The API Server handles concurrent operations:
Request Concurrency
Concurrency characteristics: Multiple clients can make requests concurrently, with each request processed independently. The Engine provides concurrency control, utilizing optimistic locking to prevent conflicts.
Concurrency patterns: Regarding concurrency patterns, read operations are fully concurrent, while write operations are serialized per package using an Engine mutex. Watch streams operate independently, and resource cleanup operations are also concurrent.
Optimistic Locking
Locking mechanism: When clients initiate updates, they are required to provide a resource version. The API Server then validates this version before making a call to the Engine, which in turn compares the provided version with its current version.

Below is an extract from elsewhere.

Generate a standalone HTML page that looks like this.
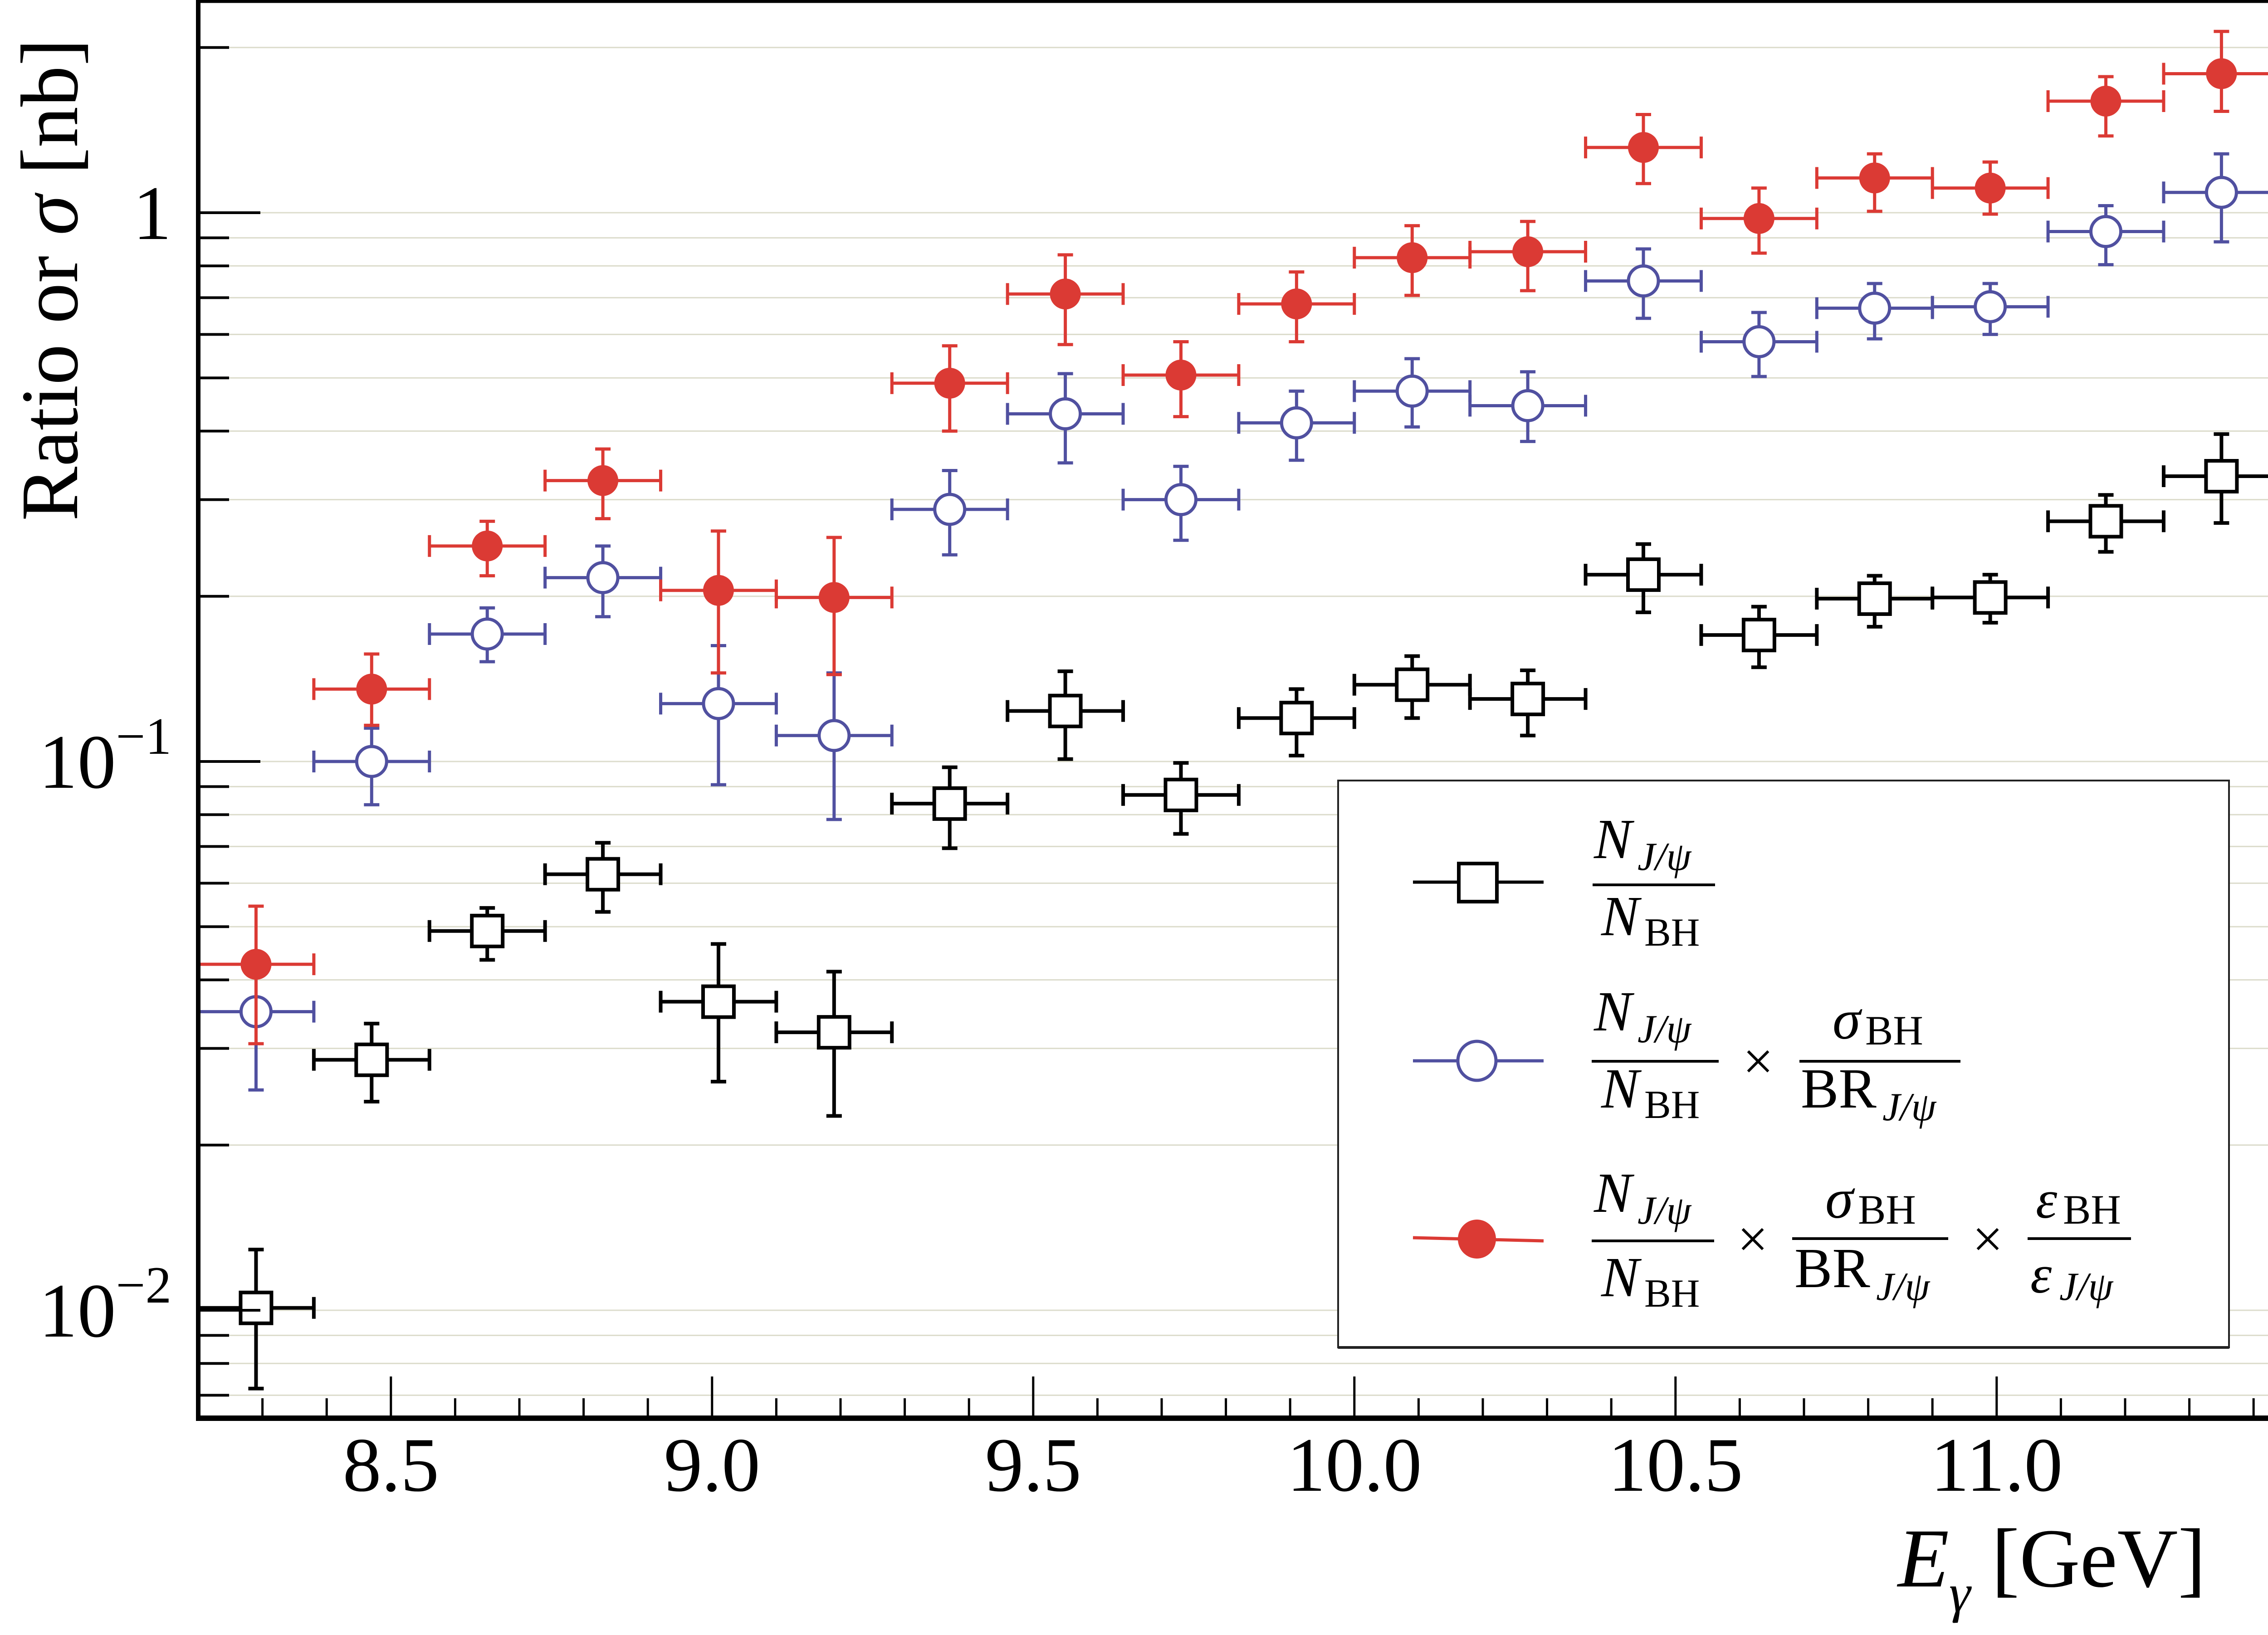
<!DOCTYPE html>
<html><head><meta charset="utf-8"><style>
html,body{margin:0;padding:0;background:#fff;}
svg{display:block;}
text{font-family:"Liberation Serif",serif;}
</style></head><body>
<svg id="chart" width="5000" height="3605" viewBox="0 0 5000 3605" xmlns="http://www.w3.org/2000/svg">
<g id="grid"></g>
<g id="series"></g>
<g id="axes"></g>
<g id="legend">
<rect x="2950" y="1721" width="1964" height="1250" fill="#fff" stroke="#222" stroke-width="4"/>
<line x1="2950" y1="2971" x2="4914" y2="2971" stroke="#222" stroke-width="6"/>
<g>
<line x1="3115" y1="1945" x2="3403" y2="1945" stroke="#000" stroke-width="7"/>
<rect x="3216" y="1904" width="84" height="84" fill="#fff" stroke="#000" stroke-width="8"/>
<text x="3514" y="1892" font-size="125" font-style="italic">N</text>
<text x="3610" y="1918" font-size="88" font-style="italic">J/ψ</text>
<rect x="3511" y="1948" width="270" height="6" fill="#000"/>
<text x="3530" y="2062" font-size="125" font-style="italic">N</text>
<text x="3625" y="2085" font-size="88">BH</text>
</g>
<g>
<line x1="3115" y1="2339" x2="3403" y2="2339" stroke="#5050a0" stroke-width="7"/>
<ellipse cx="3256" cy="2339" rx="42" ry="43" fill="#fff" stroke="#5050a0" stroke-width="7"/>
<text x="3514" y="2272" font-size="125" font-style="italic">N</text>
<text x="3610" y="2298" font-size="88" font-style="italic">J/ψ</text>
<rect x="3509" y="2337" width="280" height="6" fill="#000"/>
<text x="3530" y="2442" font-size="125" font-style="italic">N</text>
<text x="3625" y="2465" font-size="88">BH</text>
<text x="3876" y="2380" font-size="120" text-anchor="middle">×</text>
<text x="4040" y="2290" font-size="125" font-style="italic">σ</text>
<text x="4112" y="2303" font-size="92">BH</text>
<rect x="3967" y="2337" width="355" height="6" fill="#000"/>
<text x="3970" y="2442" font-size="125">BR</text>
<text x="4150" y="2470" font-size="88" font-style="italic">J/ψ</text>
</g>
<g>
<line x1="3115" y1="2729" x2="3403" y2="2736" stroke="#db3a34" stroke-width="7"/>
<ellipse cx="3256" cy="2732" rx="42" ry="43" fill="#db3a34"/>
<text x="3514" y="2672" font-size="125" font-style="italic">N</text>
<text x="3610" y="2698" font-size="88" font-style="italic">J/ψ</text>
<rect x="3509" y="2733" width="270" height="6" fill="#000"/>
<text x="3530" y="2858" font-size="125" font-style="italic">N</text>
<text x="3625" y="2881" font-size="88">BH</text>
<text x="3864" y="2772" font-size="120" text-anchor="middle">×</text>
<text x="4024" y="2685" font-size="125" font-style="italic">σ</text>
<text x="4096" y="2698" font-size="92">BH</text>
<rect x="3951" y="2728" width="344" height="6" fill="#000"/>
<text x="3956" y="2838" font-size="125">BR</text>
<text x="4136" y="2866" font-size="88" font-style="italic">J/ψ</text>
<text x="4382" y="2772" font-size="120" text-anchor="middle">×</text>
<text x="4488" y="2685" font-size="120" font-style="italic">ε</text>
<text x="4548" y="2698" font-size="92">BH</text>
<rect x="4470" y="2728" width="228" height="6" fill="#000"/>
<text x="4476" y="2850" font-size="120" font-style="italic">ε</text>
<text x="4540" y="2866" font-size="88" font-style="italic">J/ψ</text>
</g>
</g>
<text x="4863" y="3498" font-size="185" text-anchor="end"><tspan font-style="italic">E</tspan><tspan font-size="120" font-style="italic" dy="55">γ</tspan><tspan dy="-55"> [GeV]</tspan></text>
<text transform="translate(170,617) rotate(-90)" font-size="180" text-anchor="middle">Ratio or <tspan font-style="italic">σ</tspan> [nb]</text>
</svg>
<script>
const energies = [8.29,8.47,8.65,8.83,9.01,9.19,9.37,9.55,9.73,9.91,10.09,10.27,10.45,10.63,10.81,10.99,11.17,11.35];
const binHalfWidth = 0.09;
const ratioVals = [0.0101,0.0286,0.0491,0.0623,0.0365,0.0321,0.0838,0.1236,0.0869,0.120,0.138,0.130,0.219,0.170,0.198,0.199,0.274,0.331];
const ratioHi = [0.0129,0.0333,0.0541,0.0711,0.0465,0.0414,0.0976,0.146,0.0994,0.1355,0.1556,0.1466,0.249,0.1915,0.218,0.219,0.306,0.395];
const ratioLo = [0.0072,0.0240,0.0435,0.0532,0.0261,0.0226,0.0695,0.101,0.0738,0.1025,0.120,0.1115,0.187,0.1485,0.176,0.179,0.241,0.272];
const blueVals = [0.0350,0.100,0.1707,0.2163,0.1275,0.1115,0.288,0.430,0.300,0.414,0.473,0.445,0.751,0.582,0.670,0.674,0.924,1.089];
const blueHi = [0.0422,0.115,0.1905,0.247,0.1626,0.145,0.339,0.509,0.345,0.473,0.542,0.513,0.859,0.658,0.743,0.743,1.03,1.28];
const blueLo = [0.0252,0.0834,0.152,0.1836,0.0907,0.0784,0.238,0.350,0.253,0.354,0.407,0.383,0.642,0.503,0.589,0.600,0.804,0.885];
const redVals = [0.0427,0.1355,0.247,0.325,0.205,0.199,0.489,0.711,0.506,0.682,0.828,0.849,1.315,0.976,1.157,1.109,1.597,1.792];
const redHi = [0.0545,0.157,0.274,0.371,0.263,0.256,0.572,0.838,0.582,0.780,0.947,0.964,1.51,1.109,1.28,1.237,1.77,2.14];
const redLo = [0.0306,0.1164,0.218,0.277,0.145,0.144,0.400,0.575,0.425,0.582,0.707,0.721,1.13,0.844,1.006,0.994,1.38,1.53];
const xMajorTicks = [8.5,9.0,9.5,10.0,10.5,11.0];
const xTickLabels = ["8.5","9.0","9.5","10.0","10.5","11.0"];
const yDecades = [0.01,0.1,1];

const NS="http://www.w3.org/2000/svg";
const X0=437, Y0=3127, W=5000;
function xp(e){return X0+(e-8.2)*1416;}
function yp(v){return 469-1210*Math.log10(v);}
function mk(tag,attrs,parent){const el=document.createElementNS(NS,tag);for(const k in attrs)el.setAttribute(k,attrs[k]);parent.appendChild(el);return el;}
const grid=document.getElementById('grid'), axes=document.getElementById('axes'), ser=document.getElementById('series');

// grid + y ticks
for(let d=0.001; d<10; d*=10){
  for(let m=1;m<=9;m++){
    const v=d*m, y=yp(v);
    if(y<0||y>Y0) continue;
    const gl=mk('line',{x1:X0,y1:y,x2:W,y2:y,stroke:'#dcdccc','stroke-width':3},grid);
    
    
    const t=mk('line',{x1:X0,y1:y,x2:X0+(m===1?137:68),y2:y,stroke:'#000','stroke-width':6},axes);
    
    
  }
}
// y labels
yDecades.forEach(v=>{
  const y=yp(v);
  const t=mk('text',{x:378,y:y+58,'font-size':170,'text-anchor':'end'},axes);
  
  
  if(v===1){t.textContent='1';}
  else{
    const e=Math.round(Math.log10(v));
    const a=document.createElementNS(NS,'tspan');a.textContent='10';t.appendChild(a);
    const b=document.createElementNS(NS,'tspan');b.setAttribute('font-size','115');b.setAttribute('dy','-75');b.textContent='−'+(-e);t.appendChild(b);
  }
});
// x ticks
for(let i=1;i<=32;i++){
  const e=8.2+i*0.1, x=xp(e);
  if(x>W) break;
  const major=xMajorTicks.some(m=>Math.abs(m-e)<1e-6);
  const t=mk('line',{x1:x,y1:Y0,x2:x,y2:Y0-(major?92:44),stroke:'#000','stroke-width':5},axes);
  
  
}
xMajorTicks.forEach((e,i)=>{
  const t=mk('text',{x:xp(e),y:3287,'font-size':170,'text-anchor':'middle'},axes);
  
  
  t.textContent=xTickLabels[i];
});
// axis lines
let a1=mk('line',{x1:X0,y1:0,x2:X0,y2:Y0+6,stroke:'#000','stroke-width':10},axes);


let a2=mk('line',{x1:X0-5,y1:Y0,x2:W,y2:Y0,stroke:'#000','stroke-width':12},axes);


let a3=mk('line',{x1:X0,y1:3,x2:W,y2:3,stroke:'#000','stroke-width':7},axes);



function drawSeries(vals,hi,lo,color,kind,name){
  const g=mk('g',{},ser);
  
  
  vals.forEach((v,i)=>{
    const cx=xp(energies[i]), cy=yp(v);
    const xl=xp(energies[i]-binHalfWidth), xr=xp(energies[i]+binHalfWidth);
    const yh=yp(hi[i]), yl=yp(lo[i]);
    const p=mk('g',{stroke:color,'stroke-width':kind==='square'?8:7,fill:'none'},g);
    
    
    mk('line',{x1:xl,y1:cy,x2:xr,y2:cy},p);
    mk('line',{x1:cx,y1:yh,x2:cx,y2:yl},p);
    mk('line',{x1:xl,y1:cy-24,x2:xl,y2:cy+24},p);
    mk('line',{x1:xr,y1:cy-24,x2:xr,y2:cy+24},p);
    mk('line',{x1:cx-17,y1:yh,x2:cx+17,y2:yh},p);
    mk('line',{x1:cx-17,y1:yl,x2:cx+17,y2:yl},p);
    if(kind==='square') mk('rect',{x:cx-34,y:cy-34,width:68,height:68,fill:'#fff'},p);
    else if(kind==='open') mk('circle',{cx:cx,cy:cy,r:33,fill:'#fff'},p);
    else mk('circle',{cx:cx,cy:cy,r:34,fill:color,stroke:'none'},p);
  });
}
drawSeries(ratioVals,ratioHi,ratioLo,'#000','square','series-ratio');
drawSeries(blueVals,blueHi,blueLo,'#5050a0','open','series-scaled-ratio');
drawSeries(redVals,redHi,redLo,'#db3a34','filled','series-cross-section');
</script>
</body></html>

If a mismatch is detected, a conflict is returned, necessitating the client to re-read the resource and retry the operation. This is how the base Kubernetes apiserver works as well.
Locking benefits: This locking mechanism offers several benefits, including the prevention of lost updates and the elimination of the need for complex distributed locks. It scales effectively and aligns with standard Kubernetes patterns.
Watch Stream Safety
Each watch stream operates independently with no shared state between watchers. Event delivery is thread-safe, and automatic cleanup mechanisms are in place to prevent leaks, collectively providing robust safety guarantees.